Four Reasons for Immutable HDFS Archive

Four reasons to keep original data

Two years ago, when I first joined Michael Walker's Data Science & Business Analytics Meetup, the form asked (and still asks) "What important truth do very few people agree with you on?" My answer was "Data should never be deleted". At the time, I had no idea what Data Science was and had barely been introduced to Big Data, but it was a dictum I lived by, much to the consternation of my bosses over the past two decades when it came time to approve purchases of hard drives.

Well, I may have to update my profile, because it seems more and more people are agreeing with me. As I blogged on the January, 2014 Boulder/Denver Big Data Meetup, the discussion format came to a consensus that all ingested data should be kept intact as-is as an immutable data store, and that processed data should be stored in some kind of data warehouse for the actual analytics. I wrote then that it was good to have that pattern, which was in the making for a couple of years, finally codified as a pattern.

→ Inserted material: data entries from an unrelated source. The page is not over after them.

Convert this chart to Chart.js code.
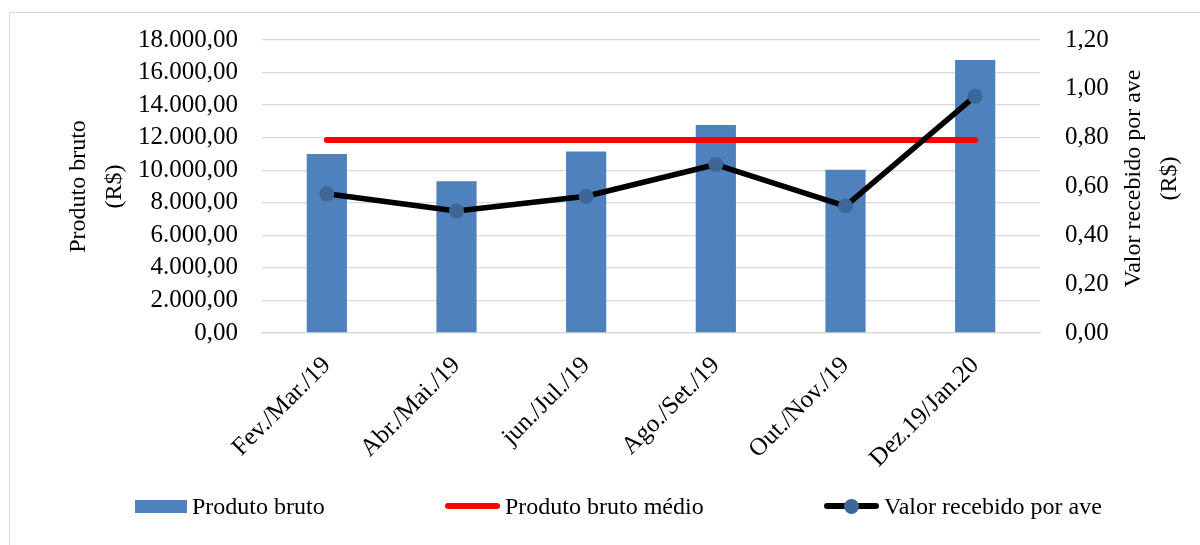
<!DOCTYPE html>
<html lang="pt-BR">
<head>
<meta charset="utf-8">
<title>Produto bruto e valor recebido por ave</title>
<script src="https://cdn.jsdelivr.net/npm/chart.js@4.4.1/dist/chart.umd.min.js"></script>
<style>
  html, body { margin: 0; padding: 0; background: #fff; }
  #wrap { position: relative; width: 1200px; height: 545px; overflow: hidden; }
  #frame { position: absolute; left: 9px; top: 12px; width: 1300px; height: 700px;
           border: 1px solid #d9d9d9; box-sizing: border-box; }
  #chart { position: absolute; left: 0; top: 0; }
  #legend { position: absolute; left: 0; top: 494px; width: 1200px; height: 24px;
            font-family: 'Liberation Serif', 'Times New Roman', serif; font-size: 24px; color: #000; }
  .item { position: absolute; top: 0; height: 24px; line-height: 24px; display: flex;
          align-items: center; white-space: nowrap; }
  .icon { position: relative; display: inline-block; margin-right: 5px; }
  .dot { position: absolute; left: 50%; top: 50%; width: 15px; height: 15px;
         margin: -7.5px 0 0 -7.5px; border-radius: 50%; }
</style>
</head>
<body>
<div id="wrap">
  <div id="frame"></div>
  <canvas id="chart" width="1200" height="545"></canvas>
  <div id="legend"></div>
</div>
<script>
// Bimonthly periods
const categories = ['Fev./Mar./19', 'Abr./Mai./19', 'jun./Jul./19', 'Ago./Set./19', 'Out./Nov./19', 'Dez.19/Jan.20'];
// Gross product per period (R$)
const produtoBruto = [11000, 9330, 11150, 12780, 10030, 16770];
// Average gross product over the periods (R$)
const produtoBrutoMedio = [11850, 11850, 11850, 11850, 11850, 11850];
// Amount received per bird (R$)
const valorPorAve = [0.57, 0.50, 0.56, 0.69, 0.52, 0.97];
// Axis tick values
const leftTicks = [0, 2000, 4000, 6000, 8000, 10000, 12000, 14000, 16000, 18000];
const rightTicks = [0, 0.2, 0.4, 0.6, 0.8, 1.0, 1.2];

const SERIF = "'Liberation Serif', 'Times New Roman', serif";
Chart.defaults.font.family = SERIF;
Chart.defaults.color = '#000';

// Brazilian number format: 18.000,00
function formatBR(v) {
  const parts = Math.abs(v).toFixed(2).split('.');
  return parts[0].replace(/\B(?=(\d{3})+(?!\d))/g, '.') + ',' + parts[1];
}

// Secondary axis title, rotated to read bottom-to-top like the primary one
const rightAxisTitle = {
  id: 'rightAxisTitle',
  afterDraw(chart, args, opts) {
    const s = chart.scales[opts.axis];
    const ctx = chart.ctx;
    ctx.save();
    ctx.font = opts.size + 'px ' + SERIF;
    ctx.fillStyle = '#000';
    ctx.textAlign = 'center';
    ctx.textBaseline = 'middle';
    ctx.translate(s.left + opts.offset, (s.top + s.bottom) / 2 - 8);
    ctx.rotate(-Math.PI / 2);
    opts.text.forEach((line, i) => ctx.fillText(line, 0, i * opts.lineHeight));
    ctx.restore();
  }
};

const chart = new Chart(document.getElementById('chart'), {
  type: 'bar',
  data: {
    labels: categories,
    datasets: [
      {
        type: 'bar',
        label: 'Produto bruto',
        data: produtoBruto,
        backgroundColor: '#4f81bd',
        yAxisID: 'y',
        order: 3,
        barPercentage: 0.31,
        categoryPercentage: 1
      },
      {
        type: 'line',
        label: 'Produto bruto médio',
        data: produtoBrutoMedio,
        borderColor: '#ff0000',
        backgroundColor: '#ff0000',
        borderWidth: 6,
        borderCapStyle: 'round',
        pointRadius: 0,
        tension: 0,
        yAxisID: 'y',
        order: 2
      },
      {
        type: 'line',
        label: 'Valor recebido por ave',
        data: valorPorAve,
        borderColor: '#000000',
        borderWidth: 5.5,
        borderJoinStyle: 'round',
        pointRadius: 7.5,
        pointBackgroundColor: '#3e6798',
        pointBorderColor: '#3e6798',
        pointBorderWidth: 0,
        tension: 0,
        yAxisID: 'y1',
        order: 1
      }
    ]
  },
  options: {
    responsive: false,
    animation: false,
    devicePixelRatio: 1,
    layout: { padding: { top: 40, left: 0, right: 0, bottom: 0 } },
    plugins: {
      legend: { display: false },
      tooltip: { enabled: false },
      rightAxisTitle: { axis: 'y1', text: ['Valor recebido por ave', '(R$)'], size: 24, lineHeight: 36, offset: 94 }
    },
    scales: {
      x: {
        grid: { display: false, drawTicks: false },
        border: { display: true, color: '#d9d9d9', width: 1.3 },
        ticks: { font: { size: 25 }, color: '#000', minRotation: 45, maxRotation: 45, padding: 18, autoSkip: false },
        afterFit(s) { s.height = 212; }
      },
      y: {
        position: 'left',
        min: 0,
        max: 18000,
        grid: { color: '#d9d9d9', lineWidth: 1.3, drawTicks: false },
        border: { display: false },
        ticks: { font: { size: 25 }, color: '#000', padding: 24, autoSkip: false, callback: v => formatBR(v) },
        title: {
          display: true,
          text: ['Produto bruto', '(R$)'],
          font: { size: 24, lineHeight: 1.5 },
          color: '#000',
          padding: { top: 61, bottom: 0 }
        },
        afterBuildTicks(s) { s.ticks = leftTicks.map(v => ({ value: v })); },
        afterFit(s) { s.width = 262; }
      },
      y1: {
        position: 'right',
        min: 0,
        max: 1.2,
        grid: { display: false, drawTicks: false },
        border: { display: false },
        ticks: { font: { size: 25 }, color: '#000', padding: 25, autoSkip: false, callback: v => formatBR(v) },
        afterBuildTicks(s) { s.ticks = rightTicks.map(v => ({ value: v })); },
        afterFit(s) { s.width = 160; }
      }
    }
  },
  plugins: [rightAxisTitle]
});

// HTML legend built from the chart's datasets
(function buildLegend() {
  const el = document.getElementById('legend');
  const lefts = [135, 445, 824];
  chart.data.datasets.forEach((ds, i) => {
    const item = document.createElement('div');
    item.className = 'item';
    item.style.left = lefts[i] + 'px';
    const icon = document.createElement('span');
    icon.className = 'icon';
    if (ds.type === 'bar') {
      icon.style.width = '52px';
      icon.style.height = '13px';
      icon.style.background = ds.backgroundColor;
    } else {
      icon.style.width = '55px';
      icon.style.height = '6px';
      icon.style.borderRadius = '3px';
      icon.style.background = ds.borderColor;
      if (ds.pointRadius > 0) {
        const dot = document.createElement('span');
        dot.className = 'dot';
        dot.style.background = ds.pointBackgroundColor;
        icon.appendChild(dot);
      }
    }
    const label = document.createElement('span');
    label.textContent = ds.label;
    item.appendChild(icon);
    item.appendChild(label);
    el.appendChild(item);
  });
})();
</script>
</body>
</html>
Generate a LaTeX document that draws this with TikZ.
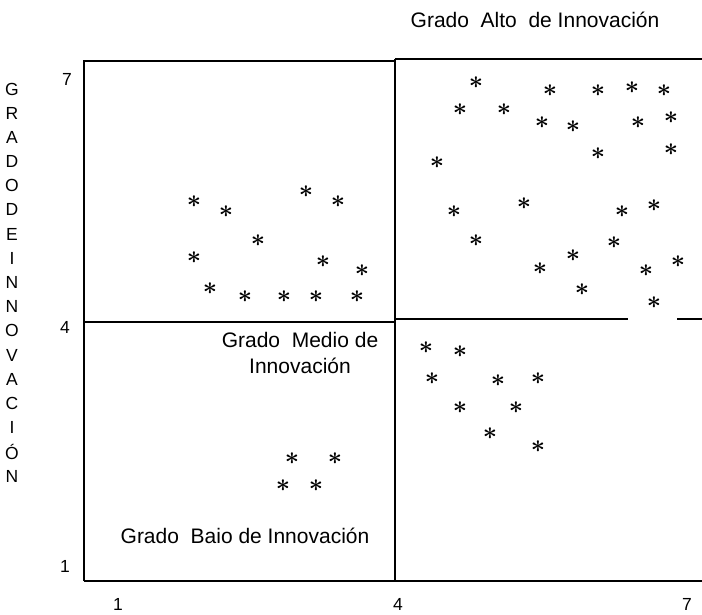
\documentclass[tikz,border=0pt]{standalone}
\usepackage{fontspec}
\setmainfont{Liberation Sans}
\usepackage{tikz}

\begin{document}
\begin{tikzpicture}[x=1pt, y=-1pt,
  punto/.style={inner sep=0pt, font=\fontsize{27}{27}\selectfont\boldmath},
  rotulo/.style={inner sep=0pt, font=\fontsize{21}{26}\selectfont},
  cifra/.style={inner sep=0pt, font=\fontsize{17.5}{17.5}\selectfont},
  borde/.style={line width=2pt},
  medio/.style={line width=1.4pt}]

  \useasboundingbox (0,0) rectangle (702,615);

  %% cuadrantes
  \coordinate (so) at (84,581);
  \coordinate (no) at (84,61);
  \coordinate (nc) at (395,61);
  \coordinate (ncd) at (395,59);
  \coordinate (ne) at (702,59);
  \coordinate (sc) at (395,581);
  \coordinate (se) at (702,581);

  \draw[borde] (so) -- (no) -- (nc);
  \draw[borde] (ncd) -- (ne);
  \draw[borde] (ncd) -- (sc);
  \draw[borde] (so) -- (se);

  \draw[medio] (84,322) -- (395,322);
  \draw[medio] (395,319) -- (628,319);
  \draw[medio] (677,319) -- (702,319);

  %% textos
  \node[rotulo] (alto) at (535,20) {Grado\ \ Alto\ \ de Innovación};
  \node[rotulo, align=center] (medio) at (300,353) {Grado\ \ Medio de\\Innovación};
  \node[rotulo] (bajo) at (245,536) {Grado\ \ Baio de Innovación};

  %% escalas
  \node[cifra] (y7) at (67,79) {7};
  \node[cifra] (y4) at (65,327) {4};
  \node[cifra] (y1) at (65,566) {1};
  \node[cifra] (x1) at (118,604) {1};
  \node[cifra] (x4) at (398,604) {4};
  \node[cifra] (x7) at (687,604) {7};

  \foreach \l [count=\i from 0] in {G,R,A,D,O,D,E,I,N,N,O,V,A,C,I,Ó,N}
    \node[cifra] (v\i) at (12, 89+24.19*\i) {\l};

  %% puntos
  \foreach \px/\py [count=\i] in {476/83, 550/91, 598/91, 632/88, 664/91,
      460/110, 504/110, 542/123, 573/127, 638/123, 671/118, 598/154, 671/150,
      437/163, 454/212, 524/204, 622/212, 654/206, 476/241, 614/243, 573/256,
      540/269, 646/271, 678/262, 582/290, 654/303,
      426/348, 460/352, 432/379, 498/381, 538/379, 460/408, 516/408, 490/434,
      538/447,
      194/202, 226/212, 306/192, 338/202, 258/241, 194/258, 323/262, 362/271,
      210/289, 245/297, 284/297, 316/297, 357/297,
      292/459, 335/459, 283/486, 316/486}
    \node[punto] (p\i) at (\px,\py) {$\ast$};
\end{tikzpicture}
\end{document}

It's even more solidified now. The two most common motivations given are:

1. Bugs

You might discover a bug in your processing code, and so you may need to reprocess all the original data with the corrected code.

2. New Derived Metric

You might discover you need to track clicks per second rather than just clicks per minute. With the original data still around, it becomes possible to resummarize the raw data.

Two Other Reasons

But here are two other reasons, not usually stated when this pattern is presented:

3. New Data Enrichment

Suppose in your summarized data you don't store social security number even though it exists in the original data. Then your company just obtained the services of data provider, and you're now able to get household income based on social security number. Now you can append this data as another column in the analytics database.

4. Reapply Machine Learning to Bigger Data Set

This is perhaps the most important reason of all, due to the The Unreasonable Effectiveness of Data. As more data becomes available over time from the original data streaming source, machine-learned models can be improved.